By Trends • Apr 30th, 2009

As the maxim goes, “Buy in gloom, sell in a boom.” Aabar Petroleum Investments Company is certainly doing the first bit.



As the maxim goes, “Buy in gloom, sell in a boom.” Aabar Petroleum Investments Company is certainly doing the first bit. On Mar. 22, it secured a 9.1 percent stake in embattled car manufacturer Daimler, for 1.95 billion euros ($2.65 billion) in cash.

 

As many analysts and commentators scratch their heads trying to work out when the markets will bottom out, this deal shows that cooler heads are prevailing at the business table, and that the phase of “wait and see” attitudes in this recession may be drawing to a close, at least in the Gulf region.

 

Matthew Wakeman, managing director of cash and equity at EFG-Hermes brokerage, sees the deal as, “a further move to diversify from [Abu Dhabi’s] dependence on oil for revenue, and increase its manufacturing knowledge and production. A premium brand such as this opens the doors for cooperation and regional expansion in the future,” he says.

 

“The timing is particularly good, as it provides Daimler with a cash injection at a very challenging time for the auto industry.”

 

Listed on the Abu Dhabi Securities Exchange, Aabar is mainly owned by the International Petroleum Investment Company (IPIC), which in turn is owned by the Abu Dhabi government.
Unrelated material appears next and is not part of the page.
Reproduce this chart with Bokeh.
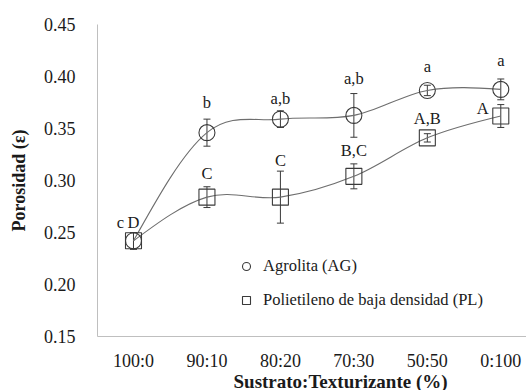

Aabar’s move represents a change in its strategic focus, widening its investment activities from the energy sector into areas such as finance and real estate. It was Aabar, for example, that quietly bought AIG Private bank after the US finance group’s financial problems were made public last year.

 

One day after the Daimler deal, Aabar completed the final payment and conversion of its bond issue into shares for IPIC, which now holds a 71 percent stake. This represents what is known as the Chinese box strategy – where parent companies retain controlling interest in smaller holding companies that own a stake in a corporate asset. (One of the more notable examples of this was the takeover of Telecom Italia in 1999 by Pirelli and the Benetton family.)